My father grew up on a farm in the middle of South Dakota. The farm, now thousands of acres, is still owned and worked by family members. At 15, Dad decided that he wanted to finish high school, which meant living 75 miles away from his family in Pierre. the nearest town and also the state capital. It took him an extra year to finish because he had to work to pay his room and board. Both of my parents were determined to get a diploma, both were avid readers, loved to try and do new things, They both knew that they were destined for lives different than their parents had. When they met during WWII, at Keyport, in Washington State where my dad was stationed, they fell in love immediately and were married within a few months.

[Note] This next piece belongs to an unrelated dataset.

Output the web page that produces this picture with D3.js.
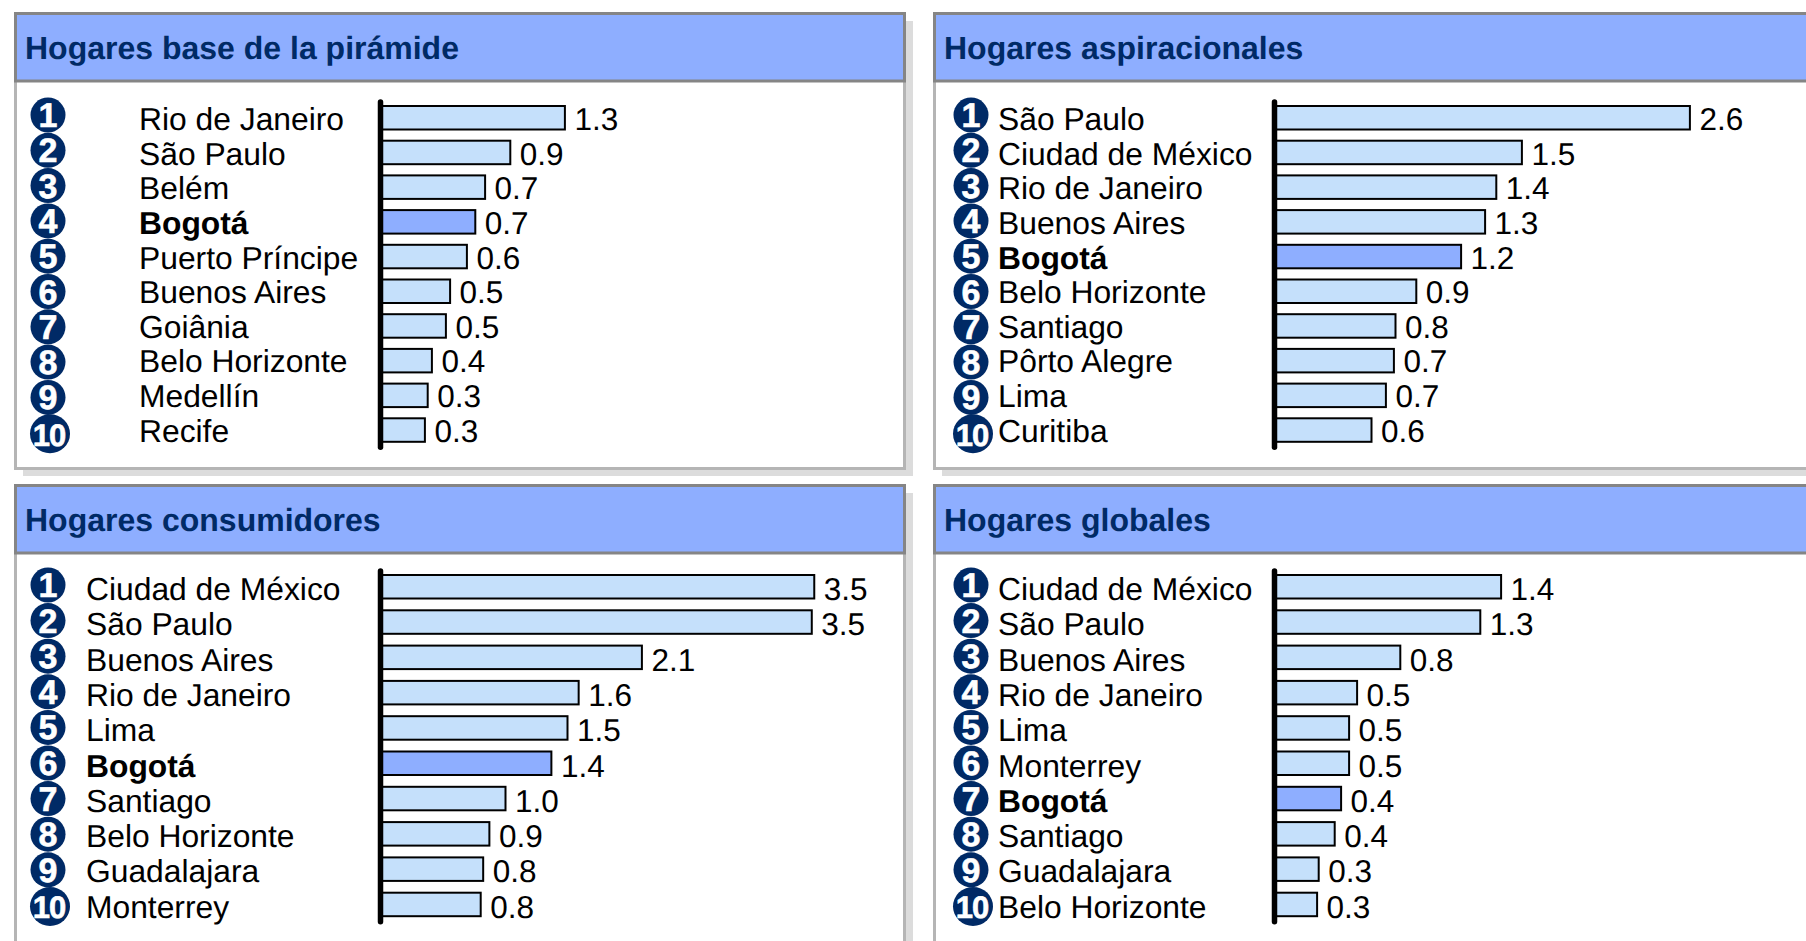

Upon their passing, my siblings and I started to go through their things and found an incredible amount of photographs that documented every aspect of their lives as well as a huge archive of photographs of their childhoods taken mostly by their parents, in particular their mothers. It was not a surprise that so many photographs existed, it was a surprise that I had not seen so many. For both of them, when they turned 90, I collected many of their photographs and made books dedicated to each of their lives. My mother had also made photo albums for each of her children and grandchildren, culling out the best from the past. But beyond the albums, there was a giant black metal trunk full of images, boxes of seemingly random images and many envelopes full of negatives and prints.

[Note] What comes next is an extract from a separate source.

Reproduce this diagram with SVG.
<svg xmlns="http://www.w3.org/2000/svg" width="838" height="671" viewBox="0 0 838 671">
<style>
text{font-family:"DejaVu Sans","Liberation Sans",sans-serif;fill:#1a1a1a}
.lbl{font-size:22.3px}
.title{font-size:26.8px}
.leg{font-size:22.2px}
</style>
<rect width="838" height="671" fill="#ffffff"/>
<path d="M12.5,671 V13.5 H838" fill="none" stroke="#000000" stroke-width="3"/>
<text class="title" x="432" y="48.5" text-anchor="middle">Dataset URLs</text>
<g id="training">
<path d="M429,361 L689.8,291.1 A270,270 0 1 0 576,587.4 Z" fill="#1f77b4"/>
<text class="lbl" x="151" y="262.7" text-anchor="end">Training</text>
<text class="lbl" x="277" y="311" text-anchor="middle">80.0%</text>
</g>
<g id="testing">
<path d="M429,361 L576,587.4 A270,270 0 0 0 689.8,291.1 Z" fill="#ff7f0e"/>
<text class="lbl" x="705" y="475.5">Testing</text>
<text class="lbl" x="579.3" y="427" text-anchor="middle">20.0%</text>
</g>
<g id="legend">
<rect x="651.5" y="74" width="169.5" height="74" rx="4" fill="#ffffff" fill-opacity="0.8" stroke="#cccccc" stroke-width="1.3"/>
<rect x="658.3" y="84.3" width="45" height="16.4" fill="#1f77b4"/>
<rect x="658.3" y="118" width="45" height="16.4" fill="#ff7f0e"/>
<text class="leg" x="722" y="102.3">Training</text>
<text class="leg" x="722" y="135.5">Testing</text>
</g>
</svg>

Photography was always a very important part of what we did as a family. In the early 1960’s, Dad bought a Polaroid Land camera that was seemed like a miracle. Instant photography!! That summer we took hundreds of those images. Recently, I found a taped together polaroid of our house, and yard. It brings back memories of that summer, shooting anything and everything that came along.
After that summer, Dad got another polaroid that made beautiful rectangular images. Dad always had a camera with him; when I was about ten, I remember his mother, my grandmother Bertha telling me to always have a camera ready, loaded and at hand in case any thing “came up” that needed to be photographed. During most of my childhood, Dad had an old Argus 35 mm camera with which he made Kodachrome slides. Since photography was important, it is no surprise that I loved it at an early age. I was given a camera at the age of 10 for Christmas and took it everywhere. I only got one roll of film at a time, but when I shot that, there was always another roll ready. Each image was precious and important and I think this is the way that my parents felt about photography too. Dad kept up on all the latest inventions in photography and in his eighties acquired a computer, a printer and a digital camera. He loved printing his digital images, loved taking photographs with that little digital camera, thought it all amazing and miraculous.
This morning, I spent some time going through what may be the last major box of images. So many questions for both my parents, so many mysterious, funny, really well composed images. I am grateful to have grown up in such an environment, so rich in image making. So here is my thanks to both of them for passing on this love of taking a picture, for acknowledging the importance of it and for never getting rid of any images. Our personal history is intact and so wonderful to view.
I post this blog with a handful of images from their lives; taken by their mothers, themselves and by me. I have written several other blog posts on the publication of their 90th birthday books, and my Uncle Bob and Grandmothers involvement in photography as well.